PUT _template/logstash_template
{
"template": "logstash-*",
"order": 1,
"mappings": {
"_default_": {
"properties": {
"index": {
"type": "string",
"index": "not_analyzed"
},
"type": {
"type": "string",
"index": "not_analyzed"
},
"message": {
"type": "string",
"index": "no"
}
}
},
"access": {
"properties": {
"host": {
"type": "string",
"index": "not_analyzed"
},
"clientip": {
"type": "ip",
"index": "not_analyzed"
},
"cookie_daid": {
"type": "string",
"index": "not_analyzed"
},
"timestamp": {
"type": "string",
"index": "not_analyzed"
},
"verb": {
"type": "string",
"index": "not_analyzed"
},
"request": {
"type": "string",
"index": "analyzed"
},
"httpversion": {
"type": "string",
"index": "not_analyzed"
},
"response": {
"type": "integer",
"index": "not_analyzed"
},
"bytes": {
"type": "long",
"index": "not_analyzed"
},
"referrer": {
"type": "string",
"index": "not_analyzed"
},
"agent": {
"type": "string",
"index": "analyzed"
},
"x-http-forwarded": {
"type": "string",
"index": "analyzed"
},
"geoip": {
"properties": {
"continent_code": {
"type": "string",
"index": "not_analyzed"
},
"country_code2": {
"type": "string",
"index": "not_analyzed"
},
"country_code3": {
"type": "string",
"index": "not_analyzed"
},
"ip": {
"type": "ip",
"index": "not_analyzed"
},
"latitude": {
"type": "float",
"index": "not_analyzed"
},
"location": {
"type": "geo_point",
"index": "not_analyzed"
},
"longitude": {
"type": "float",
"index": "not_analyzed"
}
}
}
}
},
"app": {
"properties": {
"timestamp": {
"type": "string",
"index": "not_analyzed"
},
"loglevel": {
"type": "string",
"index": "not_analyzed"
},
"class": {
"type": "string",
"index": "analyzed"
},
"line": {
"type": "long",
"index": "not_analyzed"
},
"log": {
"type": "string",
"index": "analyzed"
},
"pid": {
"type": "integer",
"index": "not_analyzed"
},
"thread": {
"type": "string",
"index": "not_analyzed"
},
"service": {
"type": "string",
"index": "not_analyzed"
},
"host": {
"type": "string",
"index": "not_analyzed"
},
"method": {
"type": "string",
"index": "not_analyzed"
}
}
}
}
}
3-5 Others
If you search indexing performance in google, you can find some article.
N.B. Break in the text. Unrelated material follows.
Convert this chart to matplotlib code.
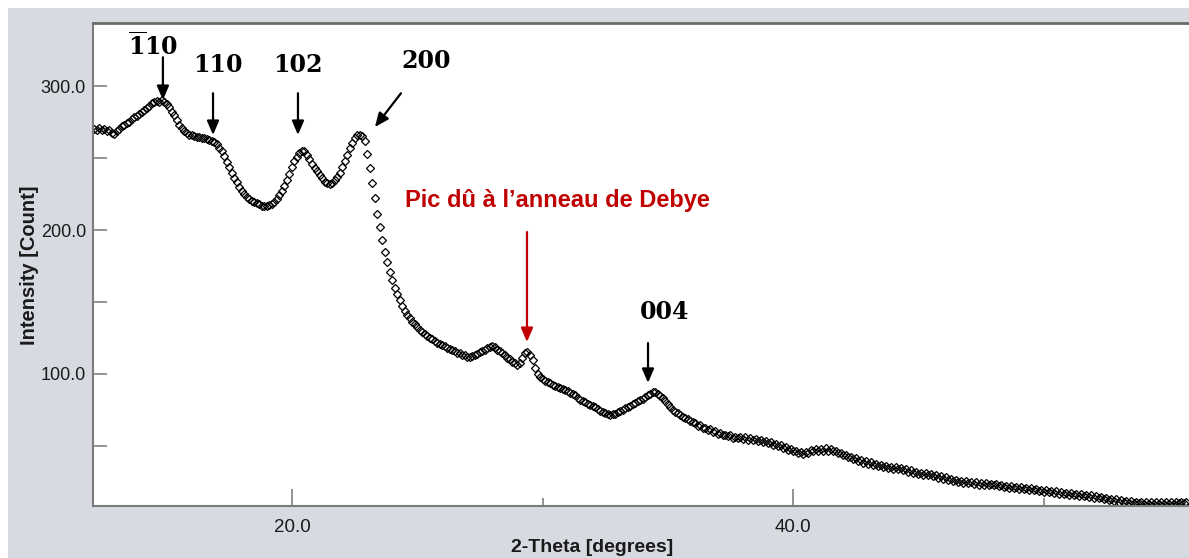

In my case that is not much helpful for increasing indexing size. But It can be different in your case.
Disable _all Field
I can`t find _all field in kibana anymore. Then I think it is default disable.
Bulk Threadpool Size
Default bulk threadpool size is # of available processors. I can`t change bulk size with below setting. I think, it is blocked in 2.4.0. It is fixed number & can`t changed with configuration.
elastisearch.yml
threadpool:
bulk:
size: 30
Segment Merging Parameters
There is some parameters can tuning segment merging performance. If we can reduce segment merging we can improve indexing performance theoretically but it can reduce search performance.
index.refresh_interval
index.translog.flush_threshold_size
indices.memory.index_buffer_size
But this parameters doens`t effect indexing performance.
4. Conclustion
There is not a correct answer. But Currently My ELK performance is 25,000 docs/sec with this configuration. You can also try this configuration on your case for indexing performance.